Bearing this in mind, although both are suitable candidates in terms of core functionality, Next.js is better suited to handle the dynamic data and complex requirements we have. Realize Me is primarily concerned with real-time data monitoring and altering, which Next.js handles flawlessly. We also rely on a significant amount of bi-directional server-client communication with graphql subscriptions, sockets, and a number of custom API services which would be difficult if not impossible within the confines of the Gatsby framework without creating an entirely separate service. Beyond this, we are developing a subset of social networking functionalities that will increase these demands even further. In short, Next.js gives us the best of both worlds: lightning fast, cache-able, pre-generated static content, as well as robust server functionality with pre-optimized, developer-friendly utilities baked in, and escape hatches to customize as desired.

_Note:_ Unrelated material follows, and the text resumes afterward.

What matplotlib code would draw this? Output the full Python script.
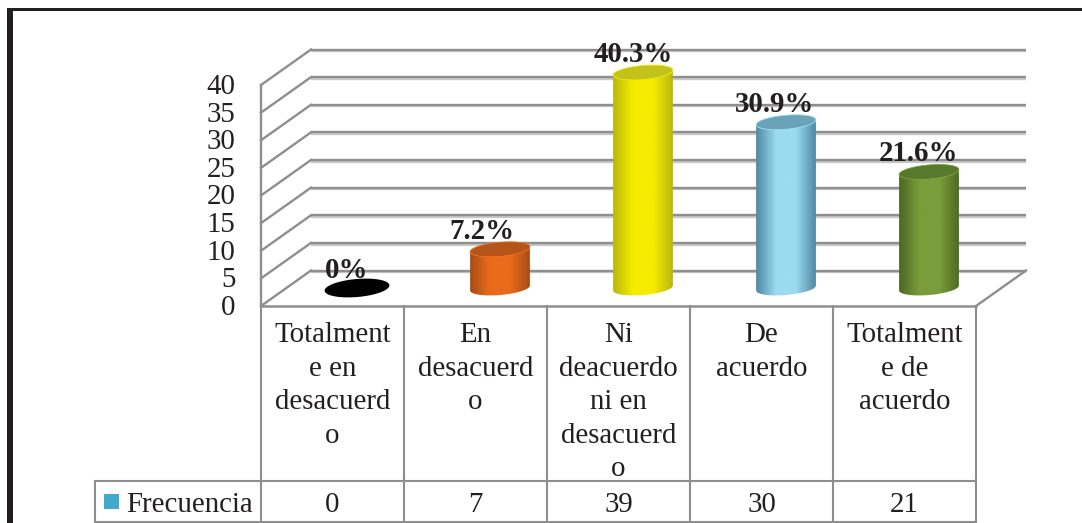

The final reason we chose Next.js is less quantifiable and is instead more of an accumulation of experiences and appraisals of a multitude of different features. Basically, after using both, and observing countless others experiment with each framework, we have found Next.js to be a much more robust, extensible, and scalable framework throughout the full spectrum of possible requirements you might encounter in app development. At times, this comes at the price of needing to write code in the “Next.js” way, but even if mildly inconvenient or requiring a slightly steeper learning curve, the Next.js ecosystem, opinionated as it is, is solid, and when you stay within it and follow the rules, your application benefits. This is clearly a generalization, but when you look at the data, they corroborate it. Gatsby doesn’t last long at scale. Far more of the world’s largest companies vote with their feet in support of Next.js over any other framework, including Uber, Netflix, Starbucks, Nike, Target, and countless others. Similarly, Next.js stands at over ninety thousand GitHub stars as opposed to Gatsby’s fifty, and the npm trends show that Next.js has been pulling ahead of Gatsby at a staggering rate in the past two years.
In the end, the “correct” choice for any project depends on the requirements. For small projects with no immediate need for capabilities beyond the client, and where development speed is critical, CRA is a great choice. As your application grows and speed and/or SEO become important, upgrading to a framework like Next.js or Gatsby with performance baked into it becomes a necessary upgrade. And for us at Realize Me, given the scale and breadth of tasks required of the application, and the need for real-time, updatable content with minimal performance sacrifices, Next.js has been a fantastic choice.